**Stored data:**
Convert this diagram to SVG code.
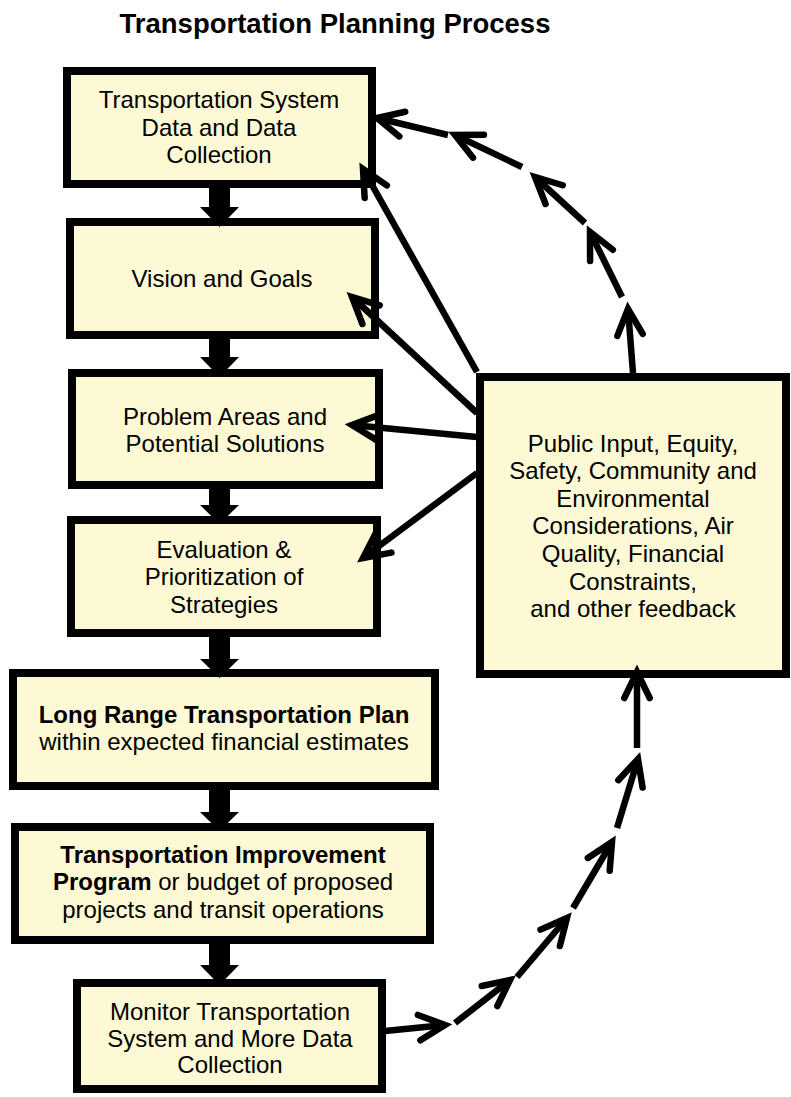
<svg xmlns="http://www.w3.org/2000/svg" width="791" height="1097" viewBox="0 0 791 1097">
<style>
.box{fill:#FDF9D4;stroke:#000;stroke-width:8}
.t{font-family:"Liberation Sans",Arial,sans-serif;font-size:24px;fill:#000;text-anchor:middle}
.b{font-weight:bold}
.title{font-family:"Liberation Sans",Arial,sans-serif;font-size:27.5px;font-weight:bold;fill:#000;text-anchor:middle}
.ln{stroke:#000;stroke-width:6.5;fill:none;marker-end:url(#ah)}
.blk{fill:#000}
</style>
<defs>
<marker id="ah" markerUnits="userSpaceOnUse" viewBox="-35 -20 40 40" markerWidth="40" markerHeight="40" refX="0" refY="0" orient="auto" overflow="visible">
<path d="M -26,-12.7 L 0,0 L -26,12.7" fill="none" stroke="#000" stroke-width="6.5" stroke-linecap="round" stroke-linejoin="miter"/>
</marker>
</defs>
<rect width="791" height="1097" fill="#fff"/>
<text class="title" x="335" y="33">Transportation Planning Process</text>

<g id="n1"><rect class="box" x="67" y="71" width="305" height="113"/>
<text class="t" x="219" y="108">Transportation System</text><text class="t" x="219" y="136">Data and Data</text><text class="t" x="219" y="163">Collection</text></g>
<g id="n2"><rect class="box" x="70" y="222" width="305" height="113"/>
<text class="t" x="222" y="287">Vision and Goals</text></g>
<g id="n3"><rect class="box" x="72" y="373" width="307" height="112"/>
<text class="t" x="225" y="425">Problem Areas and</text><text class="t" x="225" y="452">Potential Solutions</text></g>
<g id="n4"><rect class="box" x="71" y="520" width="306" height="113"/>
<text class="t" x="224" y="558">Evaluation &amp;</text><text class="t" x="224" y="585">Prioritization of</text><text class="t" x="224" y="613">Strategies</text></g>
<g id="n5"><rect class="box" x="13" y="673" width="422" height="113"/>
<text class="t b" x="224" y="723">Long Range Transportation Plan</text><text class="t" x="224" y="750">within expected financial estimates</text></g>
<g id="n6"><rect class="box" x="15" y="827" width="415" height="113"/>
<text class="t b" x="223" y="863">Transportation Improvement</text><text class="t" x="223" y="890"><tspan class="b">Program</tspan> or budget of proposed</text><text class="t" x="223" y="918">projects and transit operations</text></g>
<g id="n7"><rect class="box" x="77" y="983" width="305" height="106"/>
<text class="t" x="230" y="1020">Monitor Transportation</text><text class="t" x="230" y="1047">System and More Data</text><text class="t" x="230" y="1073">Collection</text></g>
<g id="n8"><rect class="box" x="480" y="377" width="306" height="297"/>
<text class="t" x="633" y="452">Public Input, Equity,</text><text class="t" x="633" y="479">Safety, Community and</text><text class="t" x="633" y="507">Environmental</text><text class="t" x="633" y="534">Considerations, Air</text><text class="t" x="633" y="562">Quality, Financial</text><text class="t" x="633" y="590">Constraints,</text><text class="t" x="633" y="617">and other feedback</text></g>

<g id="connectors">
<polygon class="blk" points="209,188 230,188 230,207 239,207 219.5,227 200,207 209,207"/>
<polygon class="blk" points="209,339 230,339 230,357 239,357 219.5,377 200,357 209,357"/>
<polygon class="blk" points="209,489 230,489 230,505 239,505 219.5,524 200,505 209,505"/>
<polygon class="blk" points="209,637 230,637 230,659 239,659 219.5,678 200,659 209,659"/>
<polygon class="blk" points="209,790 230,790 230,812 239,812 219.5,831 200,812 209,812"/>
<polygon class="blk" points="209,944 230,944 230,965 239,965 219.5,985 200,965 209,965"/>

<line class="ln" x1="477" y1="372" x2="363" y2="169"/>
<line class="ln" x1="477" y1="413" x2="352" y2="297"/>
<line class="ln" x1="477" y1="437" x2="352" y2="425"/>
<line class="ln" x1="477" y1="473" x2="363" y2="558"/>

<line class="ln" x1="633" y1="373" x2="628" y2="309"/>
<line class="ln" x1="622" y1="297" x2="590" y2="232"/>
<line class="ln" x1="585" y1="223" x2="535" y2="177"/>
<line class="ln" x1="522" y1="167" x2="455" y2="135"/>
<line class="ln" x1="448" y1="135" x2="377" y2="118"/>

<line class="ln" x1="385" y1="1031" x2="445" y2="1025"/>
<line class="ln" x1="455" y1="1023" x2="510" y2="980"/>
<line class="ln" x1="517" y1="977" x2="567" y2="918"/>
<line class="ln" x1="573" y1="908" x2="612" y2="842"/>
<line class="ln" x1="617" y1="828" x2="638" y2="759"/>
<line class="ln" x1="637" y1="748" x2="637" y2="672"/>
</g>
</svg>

**What to do:** Reproduce the data verbatim. Do not carry any picture into the copy.

**Solution to the exercise:**
Convert this diagram to SVG code.
<svg xmlns="http://www.w3.org/2000/svg" width="791" height="1097" viewBox="0 0 791 1097">
<style>
.box{fill:#FDF9D4;stroke:#000;stroke-width:8}
.t{font-family:"Liberation Sans",Arial,sans-serif;font-size:24px;fill:#000;text-anchor:middle}
.b{font-weight:bold}
.title{font-family:"Liberation Sans",Arial,sans-serif;font-size:27.5px;font-weight:bold;fill:#000;text-anchor:middle}
.ln{stroke:#000;stroke-width:6.5;fill:none;marker-end:url(#ah)}
.blk{fill:#000}
</style>
<defs>
<marker id="ah" markerUnits="userSpaceOnUse" viewBox="-35 -20 40 40" markerWidth="40" markerHeight="40" refX="0" refY="0" orient="auto" overflow="visible">
<path d="M -26,-12.7 L 0,0 L -26,12.7" fill="none" stroke="#000" stroke-width="6.5" stroke-linecap="round" stroke-linejoin="miter"/>
</marker>
</defs>
<rect width="791" height="1097" fill="#fff"/>
<text class="title" x="335" y="33">Transportation Planning Process</text>

<g id="n1"><rect class="box" x="67" y="71" width="305" height="113"/>
<text class="t" x="219" y="108">Transportation System</text><text class="t" x="219" y="136">Data and Data</text><text class="t" x="219" y="163">Collection</text></g>
<g id="n2"><rect class="box" x="70" y="222" width="305" height="113"/>
<text class="t" x="222" y="287">Vision and Goals</text></g>
<g id="n3"><rect class="box" x="72" y="373" width="307" height="112"/>
<text class="t" x="225" y="425">Problem Areas and</text><text class="t" x="225" y="452">Potential Solutions</text></g>
<g id="n4"><rect class="box" x="71" y="520" width="306" height="113"/>
<text class="t" x="224" y="558">Evaluation &amp;</text><text class="t" x="224" y="585">Prioritization of</text><text class="t" x="224" y="613">Strategies</text></g>
<g id="n5"><rect class="box" x="13" y="673" width="422" height="113"/>
<text class="t b" x="224" y="723">Long Range Transportation Plan</text><text class="t" x="224" y="750">within expected financial estimates</text></g>
<g id="n6"><rect class="box" x="15" y="827" width="415" height="113"/>
<text class="t b" x="223" y="863">Transportation Improvement</text><text class="t" x="223" y="890"><tspan class="b">Program</tspan> or budget of proposed</text><text class="t" x="223" y="918">projects and transit operations</text></g>
<g id="n7"><rect class="box" x="77" y="983" width="305" height="106"/>
<text class="t" x="230" y="1020">Monitor Transportation</text><text class="t" x="230" y="1047">System and More Data</text><text class="t" x="230" y="1073">Collection</text></g>
<g id="n8"><rect class="box" x="480" y="377" width="306" height="297"/>
<text class="t" x="633" y="452">Public Input, Equity,</text><text class="t" x="633" y="479">Safety, Community and</text><text class="t" x="633" y="507">Environmental</text><text class="t" x="633" y="534">Considerations, Air</text><text class="t" x="633" y="562">Quality, Financial</text><text class="t" x="633" y="590">Constraints,</text><text class="t" x="633" y="617">and other feedback</text></g>

<g id="connectors">
<polygon class="blk" points="209,188 230,188 230,207 239,207 219.5,227 200,207 209,207"/>
<polygon class="blk" points="209,339 230,339 230,357 239,357 219.5,377 200,357 209,357"/>
<polygon class="blk" points="209,489 230,489 230,505 239,505 219.5,524 200,505 209,505"/>
<polygon class="blk" points="209,637 230,637 230,659 239,659 219.5,678 200,659 209,659"/>
<polygon class="blk" points="209,790 230,790 230,812 239,812 219.5,831 200,812 209,812"/>
<polygon class="blk" points="209,944 230,944 230,965 239,965 219.5,985 200,965 209,965"/>

<line class="ln" x1="477" y1="372" x2="363" y2="169"/>
<line class="ln" x1="477" y1="413" x2="352" y2="297"/>
<line class="ln" x1="477" y1="437" x2="352" y2="425"/>
<line class="ln" x1="477" y1="473" x2="363" y2="558"/>

<line class="ln" x1="633" y1="373" x2="628" y2="309"/>
<line class="ln" x1="622" y1="297" x2="590" y2="232"/>
<line class="ln" x1="585" y1="223" x2="535" y2="177"/>
<line class="ln" x1="522" y1="167" x2="455" y2="135"/>
<line class="ln" x1="448" y1="135" x2="377" y2="118"/>

<line class="ln" x1="385" y1="1031" x2="445" y2="1025"/>
<line class="ln" x1="455" y1="1023" x2="510" y2="980"/>
<line class="ln" x1="517" y1="977" x2="567" y2="918"/>
<line class="ln" x1="573" y1="908" x2="612" y2="842"/>
<line class="ln" x1="617" y1="828" x2="638" y2="759"/>
<line class="ln" x1="637" y1="748" x2="637" y2="672"/>
</g>
</svg>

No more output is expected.